Notwithstanding Principal Smith’s skillful presentation of his case, we still think that our Lord regarded the miracles of the fish and the repentance of the Ninevites as actual events. Orelli puts the matter judiciously: “It is not, indeed, proved with conclusive necessity that, if the resurrection of Jesus was a physical fact, Jonah’s abode in the fish’s belly must also be just as historical. On this point also the saying, A greater than Jonah is here, holds good. But, on the other hand, how arbitrary it is to assert, with Reuss, that Jesus regarded Jonah’s history as a parable! On the contrary, Jesus saw in it a sign, a powerful evidence of the same Divine power which showed itself also in his dying in order to live again and triumph in the world.
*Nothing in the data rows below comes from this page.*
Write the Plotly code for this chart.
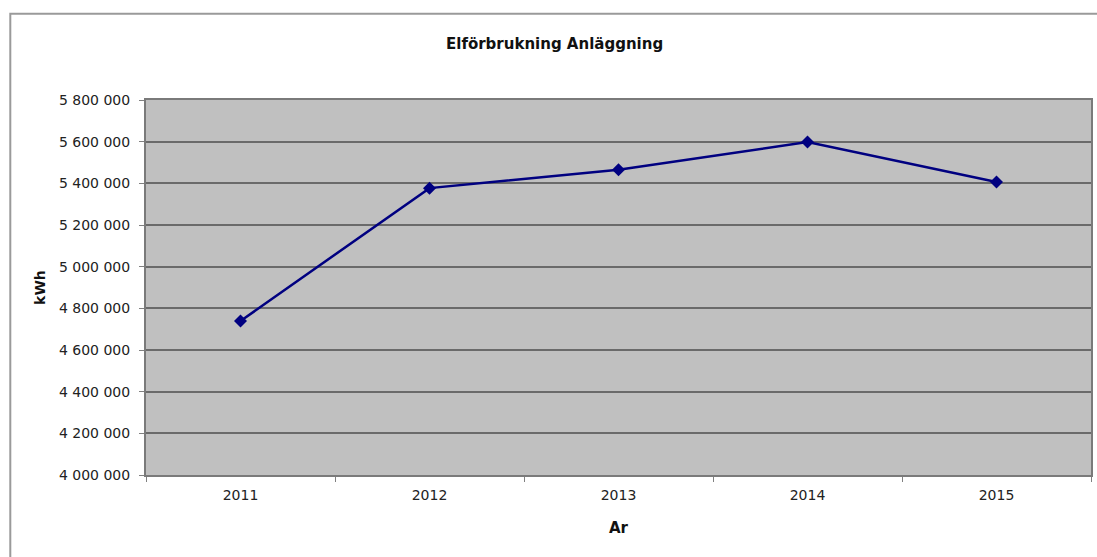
import plotly.graph_objects as go

years = ["2011", "2012", "2013", "2014", "2015"]
kwh = [4739000, 5377000, 5465000, 5598000, 5406000]

fig = go.Figure()

fig.add_trace(go.Scatter(
    x=years,
    y=kwh,
    mode="lines+markers",
    line=dict(color="#000080", width=2.5),
    marker=dict(symbol="diamond", size=10, color="#000080"),
    showlegend=False,
    hoverinfo="x+y",
))

axis_font = dict(family="DejaVu Sans, sans-serif", size=14, color="#222222")
title_font = dict(family="DejaVu Sans, sans-serif", size=14, color="#111111")

fig.update_layout(
    width=1097,
    height=557,
    margin=dict(l=146, r=4, t=100, b=82),
    paper_bgcolor="white",
    plot_bgcolor="#c0c0c0",
    separators=", ",
    font=axis_font,
    xaxis=dict(
        type="category",
        range=[-0.5, 4.5],
        tickson="boundaries",
        ticks="outside",
        ticklen=5,
        tickcolor="#808080",
        showgrid=False,
        showline=True,
        linecolor="#7a7a7a",
        linewidth=2,
        mirror=True,
        tickfont=axis_font,
        ticklabelstandoff=6,
        title=dict(text="<b>Ar</b>", font=dict(title_font, size=15), standoff=21),
    ),
    yaxis=dict(
        range=[4000000, 5800000],
        dtick=200000,
        tickformat=",d",
        ticks="outside",
        ticklen=5,
        tickcolor="#808080",
        showgrid=True,
        gridcolor="#6a6a6a",
        gridwidth=1.5,
        showline=True,
        linecolor="#7a7a7a",
        linewidth=2,
        mirror=True,
        zeroline=False,
        tickfont=axis_font,
        ticklabelstandoff=6,
        title=dict(text="<b>kWh</b>", font=title_font, standoff=10),
    ),
    annotations=[dict(
        text="<b>Elförbrukning Anläggning</b>",
        xref="paper", yref="paper",
        x=0.432, y=1.149,
        yanchor="middle",
        showarrow=False,
        font=dict(title_font, size=15),
    )],
    shapes=[dict(
        type="rect",
        xref="paper", yref="paper",
        x0=-0.1436, x1=1.02, y0=-0.3, y1=1.23,
        line=dict(color="#9a9a9a", width=2),
        layer="below",
    )],
)

fig.write_html("out.html", config={"displayModeBar": False},
               post_script="document.body.style.margin='0';")
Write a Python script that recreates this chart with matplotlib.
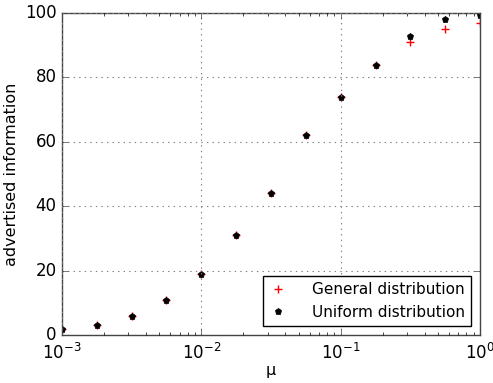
import numpy as np
import matplotlib.pyplot as plt

# mu values and advertised information (%)
mu = [0.001, 0.00178, 0.00316, 0.00562, 0.01, 0.0178, 0.0316, 0.0562,
      0.1, 0.178, 0.316, 0.562, 1.0]
general = [2, 3, 6, 11, 19, 31, 44, 62, 74, 84, 91, 95, 97]
uniform = [2, 3, 6, 11, 19, 31, 44, 62, 74, 84, 93, 98, 99.4]

plt.style.use('classic')
plt.rcParams['font.family'] = 'DejaVu Sans'

fig = plt.figure(figsize=(4.93, 3.83), dpi=100, facecolor='white')
ax = fig.add_axes([62/493, 48/383, 418/493, 322/383])

ax.plot(mu, general, 'r+', markersize=6, mew=1, label='General distribution')
ax.plot(mu, uniform, 'kp', markersize=5, label='Uniform distribution')

ax.set_xscale('log')
ax.set_xlim(1e-3, 1)
ax.set_ylim(0, 100)
ax.set_yticks([0, 20, 40, 60, 80, 100])
ax.grid(True, color='gray', linestyle=':', linewidth=0.8)
for s in ax.spines.values():
    s.set_color('#444444')
ax.tick_params(labelsize=12, colors='#444444', labelcolor='black')
ax.tick_params(axis='x', pad=6)
ax.set_xlabel('μ', fontsize=11.5, labelpad=0)
ax.set_ylabel('advertised information', fontsize=11.5, labelpad=4)
ax.legend(loc='lower right', numpoints=1, fontsize=11, handlelength=1.2,
          handletextpad=1.6, borderaxespad=0.6)

fig.savefig('out.png', dpi=100, facecolor='white')
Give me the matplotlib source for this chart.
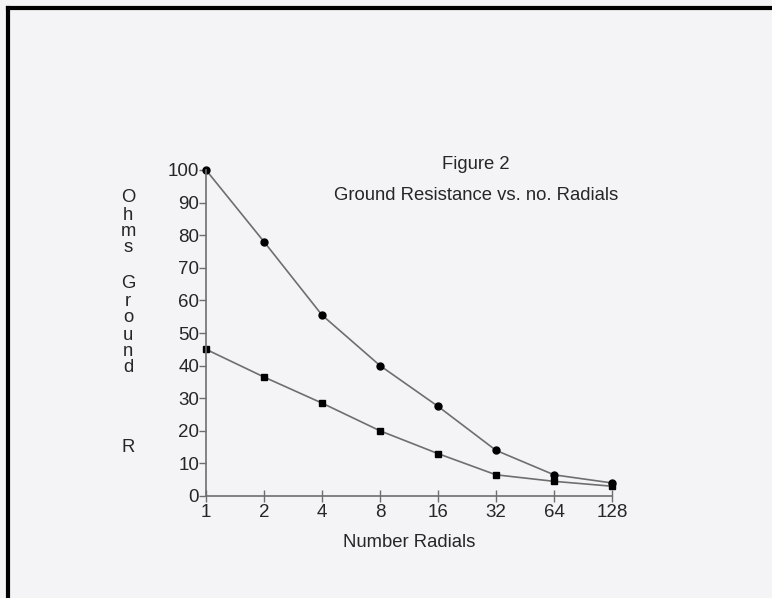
import numpy as np
import matplotlib.pyplot as plt
from matplotlib.lines import Line2D

## Data ###############################################################
radials    = [1, 2, 4, 8, 16, 32, 64, 128]              # number of radials
ohms_upper = [100, 78, 55.5, 40, 27.5, 14, 6.5, 4]      # dot markers
ohms_lower = [45, 36.5, 28.5, 20, 13, 6.5, 4.5, 3]      # square markers
yticks     = [0, 10, 20, 30, 40, 50, 60, 70, 80, 90, 100]
ylabel_chars = ['O', 'h', 'm', 's', 'G', 'r', 'o', 'u', 'n', 'd', 'R']
ylabel_rows  = [198, 215, 231, 247, 284, 301, 318, 335, 351, 367, 447]  # pixel rows
#######################################################################

plt.rcParams['font.family'] = ['Liberation Sans', 'DejaVu Sans']
W, H = 772, 598
txt = '#262626'
fig = plt.figure(figsize=(W/100, H/100), dpi=100)
fig.patch.set_facecolor('#f4f4f7')

# scan border (top + left)
fig.add_artist(Line2D([8/W, 8/W], [0, 1-8/H], color='black', lw=3, transform=fig.transFigure))
fig.add_artist(Line2D([8/W, 1], [1-8/H, 1-8/H], color='black', lw=3, transform=fig.transFigure))

ax = fig.add_axes([206/W, 1-496/H, (612-206)/W, (496-170)/H])
ax.set_facecolor('none')
ax.set_xscale('log', base=2)
ax.plot(radials, ohms_upper, '-', color='#6e6e6e', lw=1.2,
        marker='o', ms=5, mfc='black', mec='black', clip_on=False)
ax.plot(radials, ohms_lower, '-', color='#6e6e6e', lw=1.2,
        marker='s', ms=4.5, mfc='black', mec='black', clip_on=False)

ax.set_xlim(1, 128)
ax.set_ylim(0, 100)
ax.set_xticks(radials)
ax.set_xticklabels([str(r) for r in radials])
ax.minorticks_off()
ax.set_yticks(yticks)
for s in ['top', 'right']:
    ax.spines[s].set_visible(False)
for s in ['left', 'bottom']:
    ax.spines[s].set_color('#6e6e6e')
    ax.spines[s].set_linewidth(1.2)
ax.tick_params(axis='y', direction='out', length=5, width=1, color='#6e6e6e',
               pad=0, labelsize=13.5, labelcolor=txt)
ax.tick_params(axis='x', direction='inout', length=8, width=1, color='#6e6e6e',
               pad=2, labelsize=13.5, labelcolor=txt)

ax.set_xlabel('Number Radials', fontsize=13.3, color=txt, labelpad=9)

fig.text(476/W, 1-165/H, 'Figure 2', ha='center', va='center', fontsize=13.3, color=txt)
fig.text(476/W, 1-196/H, 'Ground Resistance vs. no. Radials', ha='center', va='center',
         fontsize=13.3, color=txt)

for ch, row in zip(ylabel_chars, ylabel_rows):
    fig.text(128/W, 1-row/H, ch, ha='center', va='center', fontsize=13.3, color=txt)

fig.savefig('out.png', dpi=100, facecolor=fig.get_facecolor())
Whoever, therefore, feels the religious greatness of the book, and accepts as authoritative the attitude taken to its historical import by the Son of God himself, will be led to accept a great act of the God who brings down to Hades and brings up again, as an actual experience of Jonah in his flight from his Lord” (The Twelve Minor Prophets, 172, 3).
A number of recent scholars, including Allen, continue to support the point of view articulated by Smith.
Referring to the naming of Jonah in Jon 1:1 (cf. 2 Kings 14:25), some scholars think that this suggests an historical kernal to a story which has then been elaborated. Others think that the link to an historical prophet is consistent with a non-historical understanding of the book as a whole. Allen, for example, suggests that behind the parables of the Good Samaritan, of the pounds, and of Dives and Lazarus lie real historical events and persons: but the original hearers would nevertheless understood the parables themselves to be non-historical.